Chaozhou, located in Guangdong province, is famous for its ceramic teaware, including porcelain teapots, tea cups, and tea sets. Teaware in Chaozhou is known for its distinctive and lovely patterns, which often feature intricate carving, painting, and other decorative techniques.
Longquan, located in the Zhejiang province of China and is known for producing celadon porcelain, which is distinguished by its greenish-blue color. Celadon porcelain from Longquan is renowned for both its beauty and durability.
Overall, China has a rich tradition of porcelain production, and there are many regions throughout the country that are known for producing high-quality teaware.
Types of Porcelain Teaware
1. Celadon Porcelain Teapot
The celadon tea set has a thin body and firm texture, beautiful shape, full glaze layer, jade texture, and jade-like color. When used to brew green tea, it will be easier to reveal the beauty of the tea liquor, creating a beautiful and harmonious presentation. The main origin of celadon tea sets is in Zhejiang province, and Zhejiang Longquan Ge Kiln is one of the five famous kilns that produced celadon tea sets during the Song Dynasty. The kiln was known for producing high-quality celadon ceramics, including porcelain teapots, tea bowls, tea cups, and other types of tea sets. The Longquan celadon tea sets are highly valued for their beauty and durability, and they continue to be popular among tea enthusiasts around the world today. The Longquan celadon tea sets are known for their distinctive greenish-blue color, which is achieved through a unique firing process that involves a reduction atmosphere in the kiln. The celadon glaze also has a subtle crackled appearance, which adds to the beauty of the tea set.
2. White Porcelain Teapot
White porcelain tea sets are renowned for their solid, translucent foundation. Tea can be presented in a lovely and elegant way thanks to the white porcelain, which can effectively reflect the color of the tea liquor. White porcelain tea sets are suitable for brewing a variety of teas because to their moderate heat transfer and heat preservation performance. Xing Kiln in Hebei province produced white porcelain utensils as early as the Tang Dynasty, and they were highly prized and widely used. In the Yuan Dynasty, white porcelain tea sets produced in Jingdezhen, Jiangxi province were sold abroad. Today, white porcelain tea sets are still highly valued for their exquisite shapes and elegant decorations. The outer walls of the tea sets are often painted with paintings of mountains and rivers, flowers and plants in all four seasons, birds and animals, or embellished with calligraphy.

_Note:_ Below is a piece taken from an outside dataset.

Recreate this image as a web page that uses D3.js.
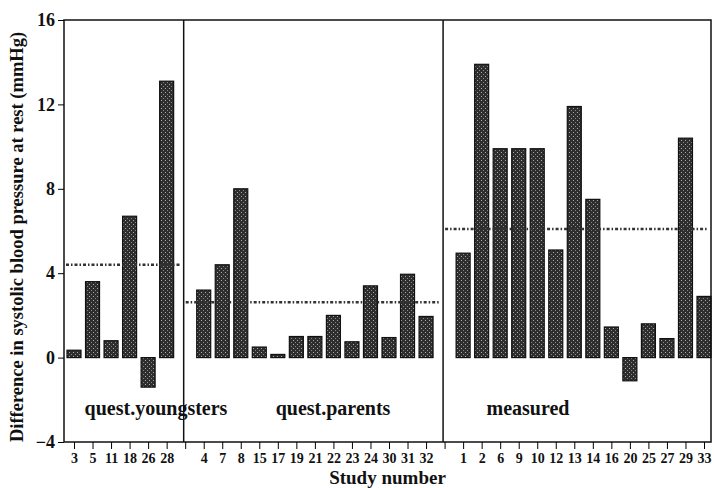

Handwritten Calligraphy Porcelain Gaiwan
3. Black Porcelain Teaware
Jianzhan, also known as Jian ware, is a type of black porcelain tea bowl produced in Jian Kiln, Fujian Province during the Song Dynasty. It is highly praised for its unique dark glaze color and elegant shape, as well as its ability to enhance the taste and aroma of tea. The glaze color of Jianzhan varies from dark brown to black, with a metallic luster and a subtle pattern of oil spots, known as “hare’s fur” or “partridge feather”. It is said that the tea bowl can help to regulate the temperature and flavor of the tea, making it more fragrant and mellow. Today, Jianzhan is still highly valued by tea lovers and collectors, and is regarded as a cultural treasure of Chinese tea culture.

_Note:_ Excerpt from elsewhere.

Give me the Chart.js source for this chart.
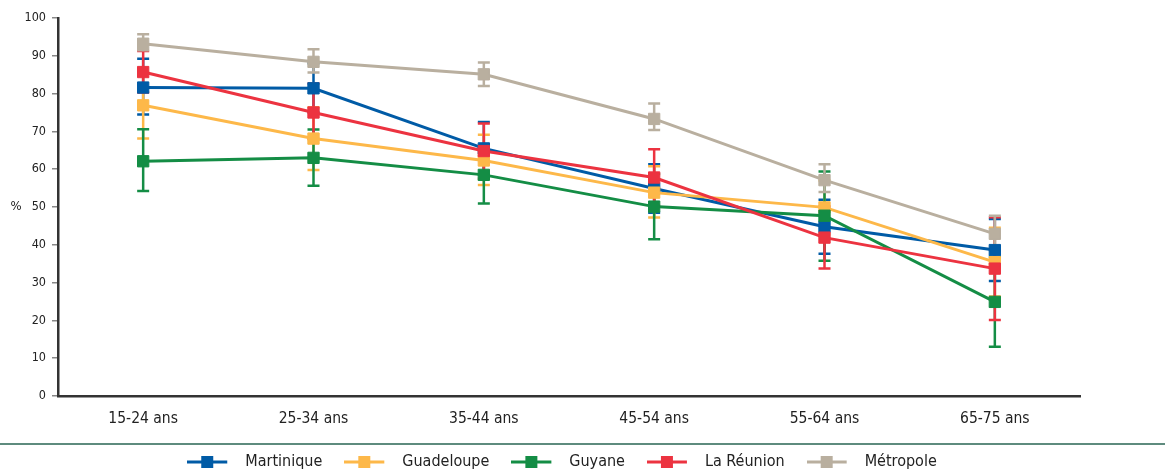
<!DOCTYPE html>
<html>
<head>
<meta charset="utf-8">
<script src="https://cdn.jsdelivr.net/npm/chart.js@4.4.1/dist/chart.umd.min.js"></script>
<style>
  html, body { margin: 0; padding: 0; background: #fff; }
  #wrap { width: 1170px; height: 473px; }
</style>
</head>
<body>
<div id="wrap"><canvas id="chart" width="1170" height="473"></canvas></div>
<script>
// age groups on the x axis
const ageGroups = ['15-24 ans', '25-34 ans', '35-44 ans', '45-54 ans', '55-64 ans', '65-75 ans']
const yTicks = [0, 10, 20, 30, 40, 50, 60, 70, 80, 90, 100]

// values in %, with low / high of the error bars
const martinique = [81.6, 81.4, 65.5, 54.9, 44.8, 38.6]
const martiniqueLow = [74.5, 75.0, 58.5, 48.5, 37.6, 30.4]
const martiniqueHigh = [89.2, 88.0, 72.5, 61.3, 51.9, 46.8]

const guadeloupe = [76.9, 68.1, 62.3, 53.8, 49.9, 35.4]
const guadeloupeLow = [68.1, 59.8, 55.8, 47.2, 42.8, 26.3]
const guadeloupeHigh = [85.7, 76.4, 69.1, 60.8, 57.0, 44.5]

const guyane = [62.1, 63.0, 58.5, 50.1, 47.7, 24.9]
const guyaneLow = [54.2, 55.6, 50.9, 41.5, 35.8, 13.0]
const guyaneHigh = [70.6, 70.5, 66.1, 58.7, 59.4, 36.8]

const reunion = [85.7, 75.0, 64.8, 57.8, 41.9, 33.7]
const reunionLow = [80.3, 68.0, 57.5, 50.3, 33.7, 20.1]
const reunionHigh = [91.3, 82.7, 72.1, 65.3, 50.1, 47.3]

const metropole = [93.2, 88.4, 85.1, 73.3, 57.1, 42.9]
const metropoleLow = [91.5, 85.6, 82.0, 70.4, 54.0, 38.5]
const metropoleHigh = [95.7, 91.7, 88.2, 77.4, 61.3, 47.7]

const seriesNames = ['Martinique', 'Guadeloupe', 'Guyane', 'La Réunion', 'Métropole']
const seriesColors = ['#005ba6', '#fdb849', '#148d45', '#ec3340', '#b9af9f']
const seriesValues = [martinique, guadeloupe, guyane, reunion, metropole]
const seriesLow = [martiniqueLow, guadeloupeLow, guyaneLow, reunionLow, metropoleLow]
const seriesHigh = [martiniqueHigh, guadeloupeHigh, guyaneHigh, reunionHigh, metropoleHigh]

const cond = '"DejaVu Sans Condensed", "Liberation Sans Narrow", sans-serif'

// legend symbol: short line with a square in the middle
function legendSymbol(color) {
  const c = document.createElement('canvas')
  c.width = 50
  c.height = 14
  const g = c.getContext('2d')
  g.strokeStyle = color
  g.lineWidth = 3
  g.beginPath()
  g.moveTo(0, 7)
  g.lineTo(40, 7)
  g.stroke()
  g.fillStyle = color
  g.fillRect(14, 1, 12, 12)
  return c
}

const datasets = seriesNames.map((name, i) => ({
  label: name,
  data: seriesValues[i],
  low: seriesLow[i],
  high: seriesHigh[i],
  borderColor: seriesColors[i],
  backgroundColor: seriesColors[i],
  borderWidth: 3,
  pointStyle: 'rect',
  pointRadius: 8,
  pointBorderWidth: 1,
  pointHoverRadius: 8,
  tension: 0,
  order: seriesNames.length - 1 - i // later series drawn on top
}))

// error bars, drawn under the lines
const errorBars = {
  id: 'errorBars',
  afterLayout(chart) {
    // legend is centred a bit right of the plot in the original
    chart.legend.left += 22
    chart.legend.right += 22
  },
  beforeDatasetsDraw(chart) {
    const ctx = chart.ctx
    const y = chart.scales.y
    ctx.save()
    chart.data.datasets.forEach((ds, i) => {
      const meta = chart.getDatasetMeta(i)
      ctx.strokeStyle = ds.borderColor
      ctx.lineWidth = 2.5
      meta.data.forEach((pt, j) => {
        const top = y.getPixelForValue(ds.high[j])
        const bot = y.getPixelForValue(ds.low[j])
        ctx.beginPath()
        ctx.moveTo(pt.x, top)
        ctx.lineTo(pt.x, bot)
        ctx.moveTo(pt.x - 6, top)
        ctx.lineTo(pt.x + 6, top)
        ctx.moveTo(pt.x - 6, bot)
        ctx.lineTo(pt.x + 6, bot)
        ctx.stroke()
      })
    })
    ctx.restore()
  },
  afterDraw(chart) {
    const ctx = chart.ctx
    ctx.save()
    // "%" unit next to the y axis
    ctx.fillStyle = '#222'
    ctx.font = '13px ' + cond
    ctx.textAlign = 'center'
    ctx.textBaseline = 'middle'
    ctx.fillText('%', 16, chart.scales.y.getPixelForValue(50))
    // separator above the legend
    ctx.strokeStyle = '#5e8b7e'
    ctx.lineWidth = 2
    ctx.beginPath()
    ctx.moveTo(0, chart.legend.top + 12)
    ctx.lineTo(1165, chart.legend.top + 12)
    ctx.stroke()
    ctx.restore()
  }
}

new Chart(document.getElementById('chart'), {
  type: 'line',
  data: { labels: ageGroups, datasets: datasets },
  plugins: [errorBars],
  options: {
    responsive: false,
    devicePixelRatio: 1,
    animation: false,
    layout: { padding: { left: 0, right: 90, top: 18, bottom: -7 } },
    plugins: {
      tooltip: { enabled: false },
      legend: {
        position: 'bottom',
        labels: {
          usePointStyle: true,
          pointStyleWidth: 50,
          padding: 22,
          color: '#222',
          font: { family: cond, size: 16 },
          generateLabels(chart) {
            return chart.data.datasets.map((ds, i) => ({
              text: ds.label,
              fillStyle: ds.borderColor,
              strokeStyle: ds.borderColor,
              fontColor: '#222',
              lineWidth: 0,
              pointStyle: legendSymbol(ds.borderColor),
              hidden: false,
              datasetIndex: i
            }))
          }
        }
      }
    },
    scales: {
      x: {
        offset: true,
        grid: { display: false, drawTicks: false },
        border: { display: true, color: '#333', width: 2.5 },
        ticks: { color: '#222', padding: 14, font: { family: cond, size: 15.5 } },
        afterFit(s) { s.height = 36 }
      },
      y: {
        min: 0,
        max: 100,
        afterBuildTicks(s) { s.ticks = yTicks.map(v => ({ value: v })) },
        grid: { drawOnChartArea: false, drawTicks: true, tickLength: 6, color: '#888', lineWidth: 1.5 },
        border: { display: true, color: '#333', width: 2.5 },
        ticks: { color: '#222', padding: 6, font: { family: cond, size: 12.5 } },
        afterFit(s) { s.width = 58 }
      }
    }
  }
})
</script>
</body>
</html>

4. Colored Porcelain Teaware
Colored porcelain is also known as “painted china”. The painted porcelain on the surface of the utensils is glazed with colored materials, which looks moist and bright, adding to the beauty and charm of the tea set. There are various techniques of colored porcelain, so there are many varieties and colors of colored porcelain tea sets, among which blue and white porcelain tea sets are the most famous. Due to the high level of painting technology of blue and white porcelain tea sets, especially the application of traditional Chinese painting techniques on porcelain, it has been handed down from ancient times to the present and is enduring.
5. Linglong Porcelain Teaware
Linglong porcelain, also known as “pierced porcelain”, is a type of porcelain that features intricate openwork patterns carved into the body of the piece. The carvings are filled with glaze before firing, creating a delicate and intricate design that is visible after firing. The name “Linglong” comes from the Chinese words for “exquisite” and “delicate”, which aptly describes the detailed and delicate nature of this type of porcelain. Linglong porcelain has been produced in China since the Tang Dynasty and is still popular today.
6. Qingbai Porcelain Tea Set
Qingbai porcelain is a type of porcelain that originated in Jingdezhen, China. Qingbai porcelain is also called “yingqing” “影青”、“隐青”、“映青” in Chinese. It refers to a kind of porcelain whose glaze color is between blue and white, white in the blue, and blue in the white.
The glaze of Qingbai porcelain is typically translucent and bluish-white, with a subtle blue-green tint. The porcelain body is usually thin and fine, and the glaze has a smooth, glassy texture. Qingbai porcelain is often decorated with carved or incised designs that reveal the white porcelain body beneath the glaze.
During the Song Dynasty, Qingbai porcelain was highly prized for its delicate beauty and was widely used for tea ware, such as tea bowls and cups, as well as for decorative items like vases and figurines. It was also exported to other countries, such as Japan and Southeast Asia.
Today, Qingbai porcelain is still highly valued by collectors and is considered a classic example of Chinese porcelain artistry.